At the heart of The Last O.G., a show already brimming with heart, is Cousin Bobby played by actor and writer Allen Maldonado. “He’s not the sharpest tool in the shed,” Maldonado shares, “But he’s the most fun. He’s such a lovable person. He comes from a genuine place. Never out of malice or anything. He has ideas he genuinely thinks will work but most of the time they don’t.”
The Last O.G. is the new TBS comedy executive produced by Jordan Peele starring comedian Tracy Morgan, Cedric The Entertainer, and Tiffany Haddish. Morgan plays ex-felon Tray who is newly released from prison only to return to his Brooklyn neighborhood and find that almost everything has changed. Cousin Bobby, Maldonado says, “Is a connection to Tray’s past and his future. He’s the one person that when Tray gets out, reminds him of all the things that he loved back in the day as Tray discovers this gentrified Brooklyn and brings him up to speed on things like technology, dating, etc.”
Most known for appearing on black-ish, Maldonado has been acting and writing in Hollywood for over a decade. Most recently he was a writer on Starz’ brilliant comedy drama Survivor’s Remorse. Maldonado explains that he and star Morgan just had a natural chemistry from the outset. “It was amazing because when I first signed on it was just Tracy attached and I was already excited. Even from the screen test the first day. At the audition, Tracy screams out “Cousin Bobby!” We improv’d for 15 minutes and I landed the role. Our chemistry has been organic from first sight.”
In an unlikely twist Maldonado, like Morgan, has also fought his way back from a car accident that threatened to derail his career. “It’s very powerful..the bind that me and Tracy have, as far as his recovery and surviving the accident and making people laugh and bringing people joy.

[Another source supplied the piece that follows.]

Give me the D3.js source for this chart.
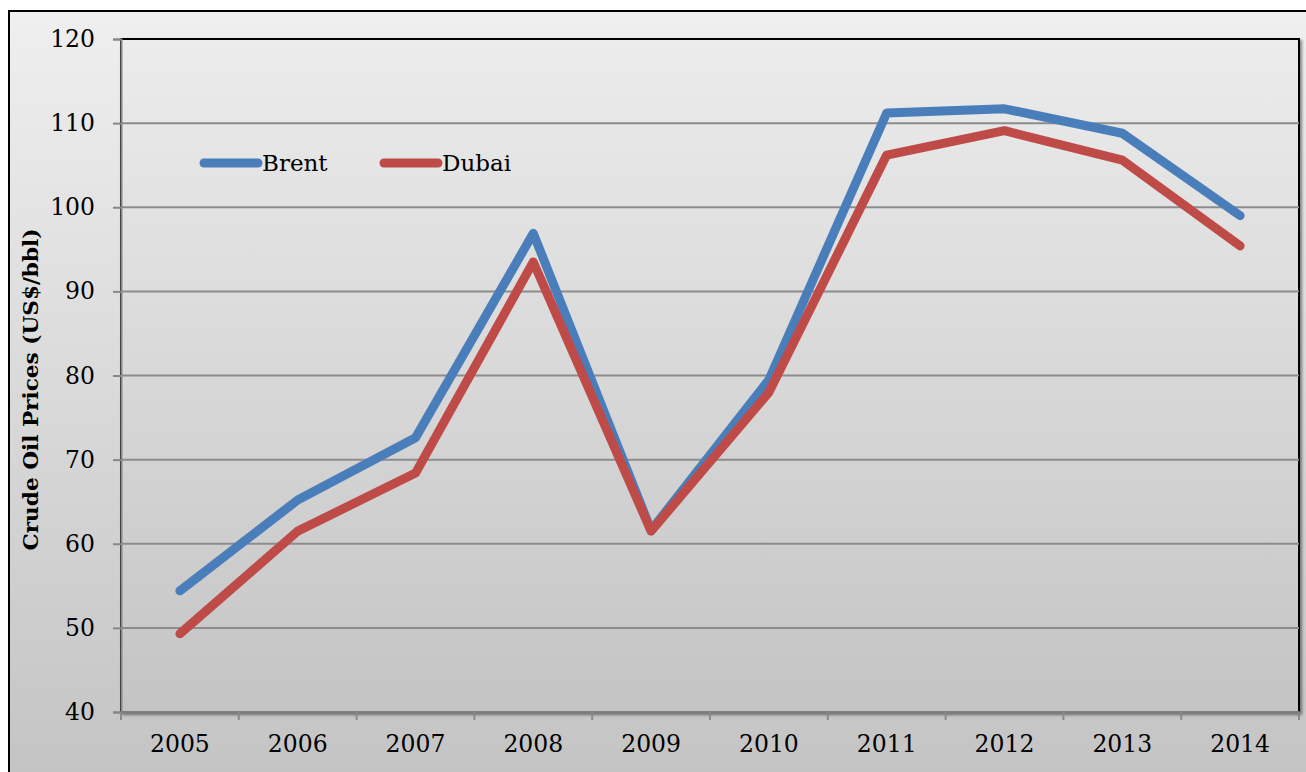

That’s why we do it as entertainers. That’s the goal where you touch people’s lives enough that the thought of you not being there is heartbreaking. That’s the real reason we do this.”
Maldonado himself has also been moved by the outpouring of love he’s observed for Morgan, whose road to recovery was a long and tough one. “What’s really special about the show and what I witnessed in filming this project is the appreciation that Tracy is back. I’ve seen four people in four different situations cry in appreciation of Tracy.”
The Last O.G. is also something of a reunion for Maldonado and Tiffany Haddish. “Once I signed on, Tiffany signed on. Me and her did a pilot for MTV about five years ago. To see her star rise and see all the hard work she’s put in, it was incredible to reunite with her.”
The show is not only funny, it is infused with a feeling of authenticity. “We shoot in Brooklyn in a lot of the places where Tracy grew up, so it’s exciting. 95 percent of the show is shot on location in Brooklyn. Brooklyn is huge, Brooklyn is big. We were all over Brooklyn. In Williamsburg, Crown Heights, Flatbush, everywhere you can think of. There are different levels to Brooklyn. There’s the gentrified side and there are the areas that are still a little rugged,” he laughs.
Though Maldonado was born and raised in California, he is very familiar with New York City. “My family is from Harlem, so I would spend my summers in Harlem in Wagner Projects since I was seven years old.” More than simple summertime fun, these experiences, he believes, gave him an edge over his peers growing up in his Rialto, California neighborhood. “Spending my summers in New York injected a whole different type of energy and a different type of hustle. The speed in New York is definitely different than in California, so I always felt growing up that I had an extra edge since a lot of my education as far as the hustle and bustle came from New York.”
In addition to acting, Maldonado has been honing his television writing skills since he was a teen, thanks to a serendipitous meeting between he and veteran Hollywood film and television writer Michael Kane. “He wrote for film and TV in the late seventies and eighties. He was a writer then. He saw this young kid at 17 years old and said, ‘I think you’re gonna be a writer.’ I said, ‘I hate English’ and he said, ‘No that’s structure, but as far as as creativity and being sharp and witty and funny, I think you have it’. I spent several years working with him and that’s how I learned how to write. He’s so old school. I learned how to write, literally writing on the back of old scripts.”
The world can thank Allen Maldonado for its first app dedicated to short films. Called Everybody Digital, he says it’s been dubbed the “Netflix of short films”. Many of Maldonado’s former co-stars are present in Everybody Digital’s film catalogue. He says there are “Films from Deon Cole, Myles Brown, basically everybody from Black-ish. Even Jesse T. Usher (Survivor’s Remorse) is a producer for one.” Concerned that so many great films fall by the wayside once film festivals are over, he decided to do something about it. “Once the film festival ends you have like a 12 to 18 month window and then they fall off a cliff. There’s really no future distribution for these short films. We resurrect these films and add the exposure that these artists really deserve.”
The app is free and is currently on iTunes. It will be available on Google Play within the next month.
The Last O.G. premieres April 3 on TBS.